Путешествие это, частью по железной дороге, мы совершили в приятном обществе молодой жены князя. Прибыв в Шварцау, они представили меня графу и графине Нако. Граф отличался выдающейся красотой, графиня же была чем-то вроде "цивилизованной цыганки". Ее талант к живописи напоминал о себе на каждом шагу огромнейшими копиями картин Ван Дейка, покрывавшими стены. Но гораздо мучительнее было ее музицирование за роялем, под аккомпанемент которого она исполняла разные песни с самым настоящим цыганским пошибом. Листу, по ее словам, этого пошиба уловить не удалось. Но, с другой стороны, музыка "Лоэнгрина", казалось, очень расположила всех в мою пользу. Это подтвердили мне и другие магнаты, гостившие в замке, среди которых я встретил знакомого мне с Венеции графа Эдмунда Зичи. Я здесь имел случай ближе ознакомиться с формами свободного венгерского гостеприимства, но не могу сказать, чтобы содержание разговоров, которые там велись, вызывало во мне особенное восхищение. Скоро пришлось спросить себя, что мне делать среди этих людей.

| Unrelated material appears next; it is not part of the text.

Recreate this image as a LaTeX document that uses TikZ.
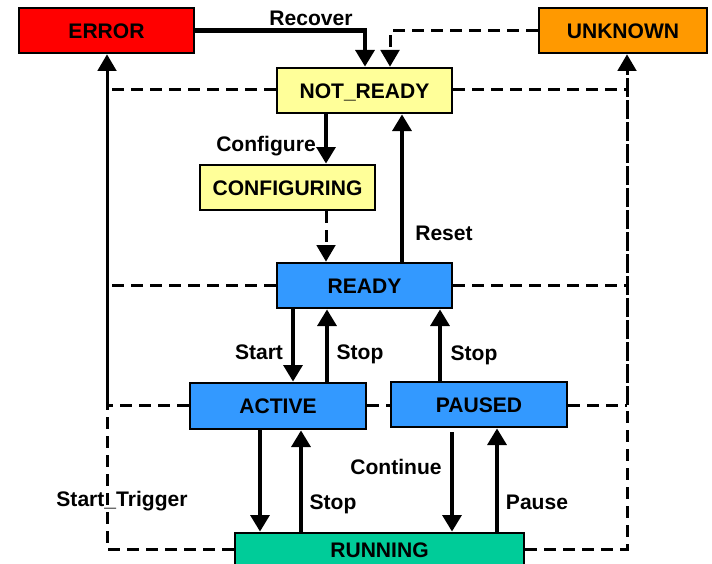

На ночь мне отвели приличную комнату, а на следующий день я с раннего утра принялся за осмотр прекрасно содержащегося замка, стараясь определить, в какой части его я мог бы занять помещение на продолжительное время. Когда за завтраком я с большой похвалой отозвался о вместимости замка, мне ответили, что его едва хватает для нужд графской семьи, так как молодая графиня со своим штатом требует особенно большого помещения. Мы завтракали на открытом воздухе. Было холодное сентябрьское утро. Мой друг Руди казался не в духе. Я зяб. Скоро, встав из-за стола, я простился с графской семьей. Редко мне приходилось бывать в обществе людей, с которыми при всей их воспитанности у меня было бы так мало общего. Это чувство возросло до крайних пределов во время переезда на железнодорожную станцию Мёдлинг [Mödling]. Я совершил его вместе с несколькими из гостивших в замке "кавалеров". Пришлось хранить немое молчание, так как разговор вертелся исключительно вокруг лошадей.